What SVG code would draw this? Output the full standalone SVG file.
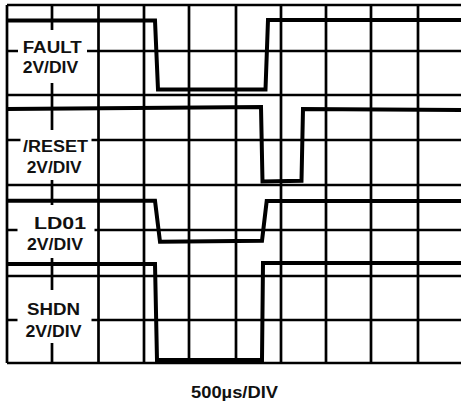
<svg xmlns="http://www.w3.org/2000/svg" width="461" height="406" viewBox="0 0 461 406">
<style>
.grid{stroke:#000;stroke-width:2.7;fill:none}
.box{fill:#fff;stroke:none}
.trace{stroke:#000;stroke-width:4;fill:none;stroke-linejoin:miter}
.lbl{font-family:"Liberation Sans",Arial,sans-serif;font-weight:bold;font-size:16px;fill:#111;text-anchor:middle}
</style>
<rect width="461" height="406" fill="#fff"/>
<g id="grid" class="grid">
<path d="M7,5 H461 M7,51 H461 M7,95 H461 M7,140 H461 M7,185 H461 M7,230 H461 M7,276 H461 M7,320 H461 M7,363 H461"/>
<path d="M7,5 V363 M52,5 V363 M98.5,5 V363 M144,5 V363 M189,5 V363 M236,5 V363 M281,5 V363 M326,5 V363 M371,5 V363 M418,5 V363"/>
</g>
<g id="label-boxes">
<rect class="box" x="18" y="30" width="69" height="53"/>
<rect class="box" x="20.5" y="130" width="71" height="50"/>
<rect class="box" x="17.5" y="205" width="77" height="53"/>
<rect class="box" x="17.5" y="290" width="74" height="53"/>
</g>
<g id="traces">
<path id="fault" class="trace" d="M7,20.5 H155 L158,89.5 H265.5 L268,20 H461"/>
<path id="reset" class="trace" d="M7,109 L261,107 L262.5,181.5 L301.5,180.8 L303,109 L461,110"/>
<path id="ld01" class="trace" d="M7,200.7 H155 L160,241.7 L262,240.7 L266.7,201 H461"/>
<path id="shdn" class="trace" d="M7,264 H155 L157,360 H262 L263,263 H461"/>
</g>
<g id="labels">
<g id="label-fault">
<text class="lbl" x="52.2" y="52.5" textLength="59" lengthAdjust="spacingAndGlyphs">FAULT</text>
<text class="lbl" x="50.4" y="73" textLength="55.5" lengthAdjust="spacingAndGlyphs">2V/DIV</text>
</g>
<g id="label-reset">
<text class="lbl" x="55.4" y="151.5" textLength="65" lengthAdjust="spacingAndGlyphs">/RESET</text>
<text class="lbl" x="54.2" y="173" textLength="55" lengthAdjust="spacingAndGlyphs">2V/DIV</text>
</g>
<g id="label-ld01">
<text class="lbl" x="60" y="229.3" textLength="52" lengthAdjust="spacingAndGlyphs">LD01</text>
<text class="lbl" x="55" y="250" textLength="56" lengthAdjust="spacingAndGlyphs">2V/DIV</text>
</g>
<g id="label-shdn">
<text class="lbl" x="53.5" y="315" textLength="53" lengthAdjust="spacingAndGlyphs">SHDN</text>
<text class="lbl" x="53.5" y="336.5" textLength="56" lengthAdjust="spacingAndGlyphs">2V/DIV</text>
</g>
<text id="timebase" class="lbl" x="234.5" y="398" textLength="87" lengthAdjust="spacingAndGlyphs">500µs/DIV</text>
</g>
</svg>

_Goal:_
Replicate the material above verbatim; images stay out of the copy.

_The response:_
What SVG code would draw this? Output the full standalone SVG file.
<svg xmlns="http://www.w3.org/2000/svg" width="461" height="406" viewBox="0 0 461 406">
<style>
.grid{stroke:#000;stroke-width:2.7;fill:none}
.box{fill:#fff;stroke:none}
.trace{stroke:#000;stroke-width:4;fill:none;stroke-linejoin:miter}
.lbl{font-family:"Liberation Sans",Arial,sans-serif;font-weight:bold;font-size:16px;fill:#111;text-anchor:middle}
</style>
<rect width="461" height="406" fill="#fff"/>
<g id="grid" class="grid">
<path d="M7,5 H461 M7,51 H461 M7,95 H461 M7,140 H461 M7,185 H461 M7,230 H461 M7,276 H461 M7,320 H461 M7,363 H461"/>
<path d="M7,5 V363 M52,5 V363 M98.5,5 V363 M144,5 V363 M189,5 V363 M236,5 V363 M281,5 V363 M326,5 V363 M371,5 V363 M418,5 V363"/>
</g>
<g id="label-boxes">
<rect class="box" x="18" y="30" width="69" height="53"/>
<rect class="box" x="20.5" y="130" width="71" height="50"/>
<rect class="box" x="17.5" y="205" width="77" height="53"/>
<rect class="box" x="17.5" y="290" width="74" height="53"/>
</g>
<g id="traces">
<path id="fault" class="trace" d="M7,20.5 H155 L158,89.5 H265.5 L268,20 H461"/>
<path id="reset" class="trace" d="M7,109 L261,107 L262.5,181.5 L301.5,180.8 L303,109 L461,110"/>
<path id="ld01" class="trace" d="M7,200.7 H155 L160,241.7 L262,240.7 L266.7,201 H461"/>
<path id="shdn" class="trace" d="M7,264 H155 L157,360 H262 L263,263 H461"/>
</g>
<g id="labels">
<g id="label-fault">
<text class="lbl" x="52.2" y="52.5" textLength="59" lengthAdjust="spacingAndGlyphs">FAULT</text>
<text class="lbl" x="50.4" y="73" textLength="55.5" lengthAdjust="spacingAndGlyphs">2V/DIV</text>
</g>
<g id="label-reset">
<text class="lbl" x="55.4" y="151.5" textLength="65" lengthAdjust="spacingAndGlyphs">/RESET</text>
<text class="lbl" x="54.2" y="173" textLength="55" lengthAdjust="spacingAndGlyphs">2V/DIV</text>
</g>
<g id="label-ld01">
<text class="lbl" x="60" y="229.3" textLength="52" lengthAdjust="spacingAndGlyphs">LD01</text>
<text class="lbl" x="55" y="250" textLength="56" lengthAdjust="spacingAndGlyphs">2V/DIV</text>
</g>
<g id="label-shdn">
<text class="lbl" x="53.5" y="315" textLength="53" lengthAdjust="spacingAndGlyphs">SHDN</text>
<text class="lbl" x="53.5" y="336.5" textLength="56" lengthAdjust="spacingAndGlyphs">2V/DIV</text>
</g>
<text id="timebase" class="lbl" x="234.5" y="398" textLength="87" lengthAdjust="spacingAndGlyphs">500µs/DIV</text>
</g>
</svg>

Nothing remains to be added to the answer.